Niet iedereen die “Heer, Heer” tegen mij zegt, zal het koninkrijk van de hemel binnengaan, alleen wie handelt naar de wil van mijn hemelse Vader. Op die dag zullen velen tegen mij zeggen: “Heer, Heer, hebben wij niet in Uw naam geprofeteerd, hebben wij niet in Uw naam demonen uitgedreven en hebben wij niet vele wonderen verricht in Uw naam?” En dan zal Ik hun rechtuit zeggen: “Ik heb jullie nooit gekend. Weg met jullie, wetverkrachters!”(Matteüs 7:21-23). Velen geven voor volgelingen van Christus te zijn, maar zij zijn het zicht op hun Leider kwijtgeraakt. Zij zeggen: “Here, Here.” Zij wijzen naar de zieken die zij hebben genezen en naar andere wonderen die zij hebben verricht. Zij geven voor dat zij meer van de Geest van God en de kracht van God bezitten dan hen die Zijn wetten onderhouden. Maar hun werken worden uitgevoerd onder leiding van de vijand van gerechtigheid, wiens doel is zielen te misleiden en wiens werkwijze is mensen af te leiden van de weg van gehoorzaamheid, waarheid en plicht. In de nabije toekomst zullen er steeds meer van deze wonderwerken plaatsvinden.
Ezechiël 34:1-6; Handelingen 19:13-20
We moeten geen genezing eisen, maar ons onderwerpen aan Gods wil
We waren vergaderd in gebed rondom het ziekbed van mannen, vrouwen en kinderen en hebben ervaren dat zij aan ons teruggegeven werden als
antwoord op ons ernstig en eerlijk gebed. Bij deze gebeden hebben we gedacht: “We moeten positief zijn en in het geloof om niets anders vragen dan om het leven.” We durfden niet te zeggen: “Het zal tot verheerlijking van Gods naam zijn,” bang als we waren dat dat een blijk van twijfel zou zijn. We keken vol ontzag naar hen die ons als het ware uit de dood teruggegeven werden. We hebben gezien dat sommigen, vooral jongelui, gezond werden en vervolgens God vergaten, immoreel werden, hun ouders en vrienden veel verdriet en wanhoop bezorgden en tot schande werden van hen die bang zijn om te bidden. Zij leefden niet om God te eren en te verheerlijken, maar om Hem te beledigen met hun losbandig leven.
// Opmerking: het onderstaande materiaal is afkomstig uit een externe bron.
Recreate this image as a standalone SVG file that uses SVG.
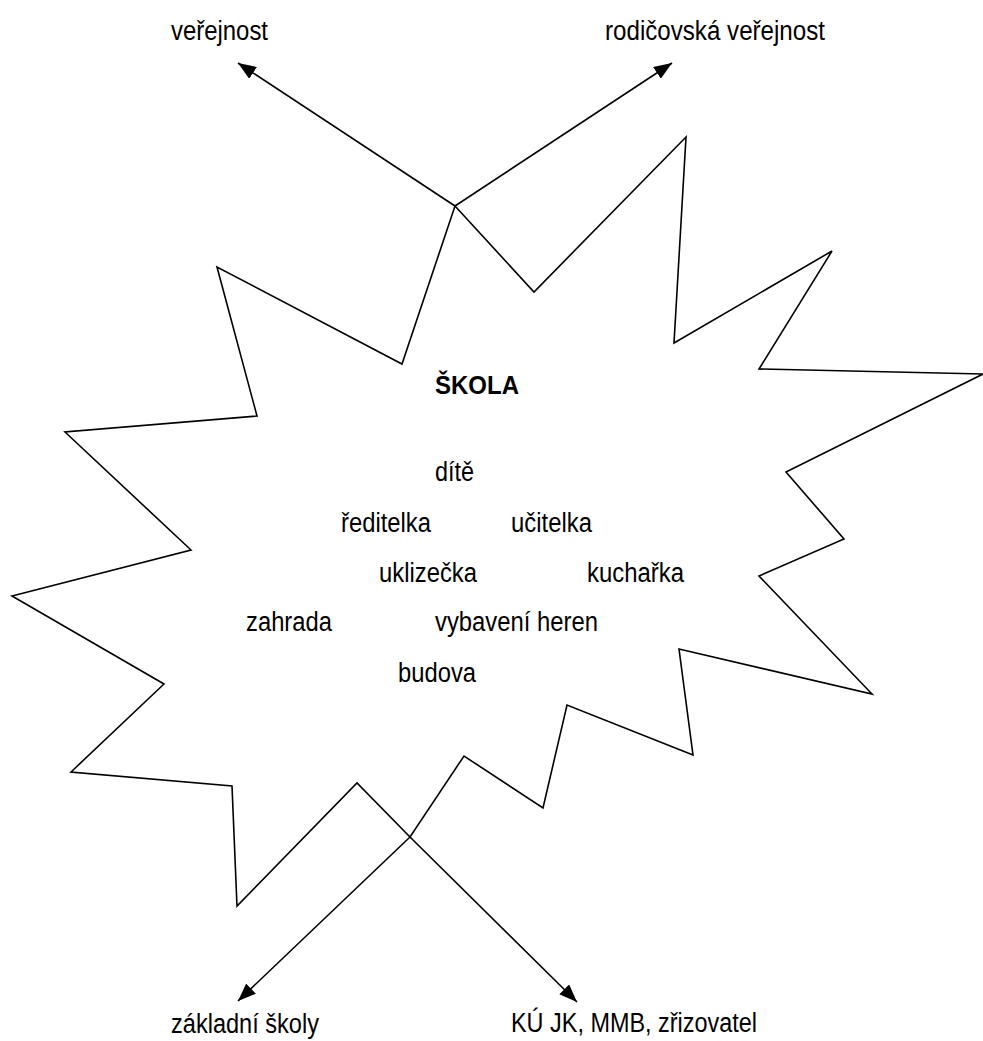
<svg xmlns="http://www.w3.org/2000/svg" width="983" height="1041" viewBox="0 0 983 1041">
  <style>
    .lbl { font-family: "Liberation Sans", Arial, sans-serif; font-size: 27px; fill: #000; }
    .bold { font-weight: bold; font-size: 26px; }
    .shape { fill: none; stroke: #000; stroke-width: 1.6; stroke-linejoin: miter; }
    .conn { stroke: #000; stroke-width: 1.6; fill: none; marker-end: url(#arrow); }
  </style>
  <defs>
    <marker id="arrow" markerUnits="userSpaceOnUse" markerWidth="18" markerHeight="14" viewBox="0 0 18 14" refX="18" refY="7" orient="auto">
      <path d="M0,0 L18,7 L0,14 z" fill="#000"/>
    </marker>
  </defs>
  <rect width="983" height="1041" fill="#fff"/>

  <g id="skola">
    <polygon class="shape" points="455,206 534,292 686,137 674,343 832,251 759,369 983,374 786,472 844,539 759,576 872,694 679,649 693,755 567,705 543,808 464,756 410,837 357,783 237,906 232,786 71,772 164,684 12,596 191,550 65,432 257,416 217,267 402,364"/>
    <text class="lbl bold" x="435" y="394" textLength="84" lengthAdjust="spacingAndGlyphs">ŠKOLA</text>
    <text class="lbl" x="435" y="481" textLength="39" lengthAdjust="spacingAndGlyphs">dítě</text>
    <text class="lbl" x="341" y="532" textLength="90" lengthAdjust="spacingAndGlyphs">ředitelka</text>
    <text class="lbl" x="511" y="532" textLength="81" lengthAdjust="spacingAndGlyphs">učitelka</text>
    <text class="lbl" x="379" y="582" textLength="98" lengthAdjust="spacingAndGlyphs">uklizečka</text>
    <text class="lbl" x="587" y="582" textLength="97" lengthAdjust="spacingAndGlyphs">kuchařka</text>
    <text class="lbl" x="246" y="631" textLength="86" lengthAdjust="spacingAndGlyphs">zahrada</text>
    <text class="lbl" x="435" y="631" textLength="163" lengthAdjust="spacingAndGlyphs">vybavení heren</text>
    <text class="lbl" x="398" y="682" textLength="78" lengthAdjust="spacingAndGlyphs">budova</text>
  </g>

  <g id="verejnost">
    <text class="lbl" x="171" y="40" textLength="97" lengthAdjust="spacingAndGlyphs">veřejnost</text>
  </g>
  <g id="rodicovska-verejnost">
    <text class="lbl" x="605" y="40" textLength="220" lengthAdjust="spacingAndGlyphs">rodičovská veřejnost</text>
  </g>
  <g id="zakladni-skoly">
    <text class="lbl" x="171" y="1033" textLength="148" lengthAdjust="spacingAndGlyphs">základní školy</text>
  </g>
  <g id="ku-jk">
    <text class="lbl" x="511" y="1032" textLength="246" lengthAdjust="spacingAndGlyphs">KÚ JK, MMB, zřizovatel</text>
  </g>

  <g id="connectors">
    <line class="conn" x1="455" y1="206" x2="238" y2="63"/>
    <line class="conn" x1="455" y1="206" x2="672" y2="63"/>
    <line class="conn" x1="410" y1="837" x2="238" y2="1001"/>
    <line class="conn" x1="410" y1="837" x2="577" y2="1002"/>
  </g>
</svg>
Daarom zoeken wij niet langer naar een manier om onze wensen aan God op te leggen. Als het leven van de zieken Hem tot eer kan zijn, bidden wij dat zij mogen leven, maar bovenal dat niet onze wil, maar Zijn wil geschiede. Matteüs 26:42; Efeziërs 5:17
SAMENVATTING EN OVERDENKING
Tijdens de zitting van de Generale Conferentie in Utrecht (1995) was een speciale ruimte ingericht voor gebed en ondersteuning voor de bezoekers. Er zijn toen wonderen gebeurd als antwoord op oprecht en vurig gebed. Een predikant kwam uit Nieuw Guinea. De dag nadat hij van huis vertrok werd zijn baby ernstig ziek. Het kind, dat niet wou drinken en niet kon eten, kreeg de beste medische zorg, maar niets hielp. De vader kreeg bericht dat het kind zou sterven en wilde naar huis terug, maar hij kon geen bevestiging krijgen voor een eerdere vlucht. Hij ging de gebedsruimte binnen en geloofde dat de opdracht om te bidden nog net zoveel kracht bezat als in de tijd van de apostelen. Een paar broeders en zusters knielden neer en vroegen in Jezus’ naam dat het kind zou genezen.
De vader belde de volgende dag naar huis en hem werd verteld dat op het tijdstip waarop er gebeden was, het kind voor het eerst weer de ogen opende en om eten vroeg.
Laten we dankbaar zijn dat we een God hebben die gebeden hoort en beantwoordt en wonderen voor ons verricht.